◆ **Instructions for the task**: Reading the listing below, count the lines that contain the word "matplotlib" and give that count alone.

◆ **Dataset extract**:
┄┄┄┄┄┄┄┄┄┄┄┄┄┄┄┄┄┄┄┄

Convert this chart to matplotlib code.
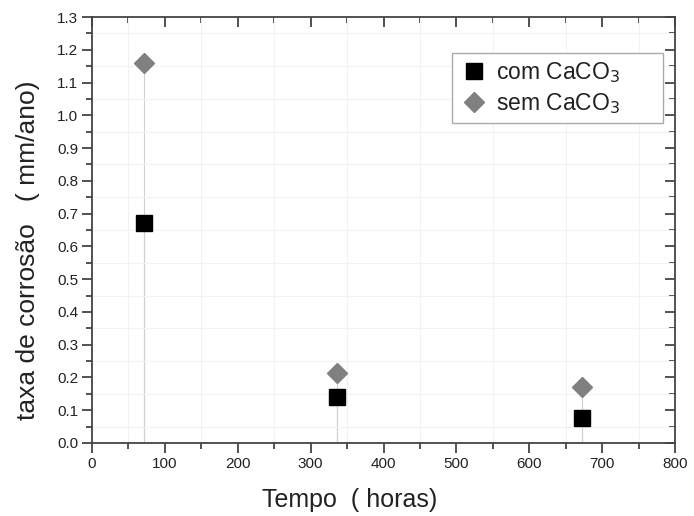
import matplotlib
matplotlib.use("Agg")
import matplotlib.pyplot as plt
from matplotlib.ticker import MultipleLocator, FormatStrFormatter

tempo = [72, 336, 672]
com_caco3 = [0.67, 0.14, 0.076]
sem_caco3 = [1.16, 0.215, 0.17]

plt.rcParams['font.family'] = ['Liberation Sans', 'DejaVu Sans']

fig = plt.figure(figsize=(6.94, 5.16), dpi=100)
ax = fig.add_axes([0.1326, 0.1415, 0.84, 0.8255])

axis_col = '#444444'
txt_col = '#222222'

# drop lines
ax.vlines(tempo, 0, sem_caco3, color='#d0d0d0', lw=0.8, zorder=1)
ax.vlines(tempo, 0, com_caco3, color='#d0d0d0', lw=0.8, zorder=1)

ax.plot(tempo, com_caco3, linestyle='none', marker='s', markersize=11,
        color='black', label='com CaCO$_3$', zorder=3)
ax.plot(tempo, sem_caco3, linestyle='none', marker='D', markersize=10.5,
        color='#808080', label='sem CaCO$_3$', zorder=3)

ax.set_xlim(0, 800)
ax.set_ylim(0, 1.3)
ax.xaxis.set_major_locator(MultipleLocator(100))
ax.xaxis.set_minor_locator(MultipleLocator(50))
ax.yaxis.set_major_locator(MultipleLocator(0.1))
ax.yaxis.set_minor_locator(MultipleLocator(0.05))
ax.yaxis.set_major_formatter(FormatStrFormatter('%.1f'))

ax.grid(which='minor', color='#f2f2f2', lw=0.8, zorder=0)
ax.grid(which='major', visible=False)

for s in ax.spines.values():
    s.set_color(axis_col)
    s.set_linewidth(1.3)

ax.tick_params(which='major', direction='out', length=7, width=1.3, color=axis_col,
               labelsize=11, labelcolor=txt_col, top=False, right=False, pad=3)
ax.tick_params(which='minor', direction='out', length=4, width=1.3, color=axis_col,
               top=False, right=False)

# mirrored inward ticks on top and right
secx = ax.secondary_xaxis('top')
secx.xaxis.set_major_locator(MultipleLocator(100))
secx.xaxis.set_minor_locator(MultipleLocator(50))
secx.tick_params(which='major', direction='in', length=7, width=1.3, color=axis_col, labeltop=False)
secx.tick_params(which='minor', direction='in', length=4, width=1.3, color=axis_col)
secx.spines['top'].set_visible(False)
secy = ax.secondary_yaxis('right')
secy.yaxis.set_major_locator(MultipleLocator(0.1))
secy.yaxis.set_minor_locator(MultipleLocator(0.05))
secy.tick_params(which='major', direction='in', length=7, width=1.3, color=axis_col, labelright=False)
secy.tick_params(which='minor', direction='in', length=4, width=1.3, color=axis_col)
secy.spines['right'].set_visible(False)

ax.set_xlabel('Tempo  ( horas)', fontsize=18, color=txt_col)
ax.set_ylabel('taxa de corrosão   ( mm/ano)', fontsize=19, color=txt_col)
ax.xaxis.set_label_coords(0.4425, -0.106)
ax.yaxis.set_label_coords(-0.09, 0.453)

leg = ax.legend(loc='upper left', bbox_to_anchor=(0.6175, 0.70, 0.3615, 0.215),
                mode='expand', fontsize=16.5,
                frameon=True, fancybox=False, edgecolor='#aaaaaa', borderpad=0.3,
                borderaxespad=0, handletextpad=0.3, labelspacing=0.25,
                handlelength=1.3, framealpha=1)
leg.get_frame().set_linewidth(1.0)
for t in leg.get_texts():
    t.set_color(txt_col)

fig.savefig('out.png', dpi=100)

┄┄┄┄┄┄┄┄┄┄┄┄┄┄┄┄┄┄┄┄

◆ **The reply**: 5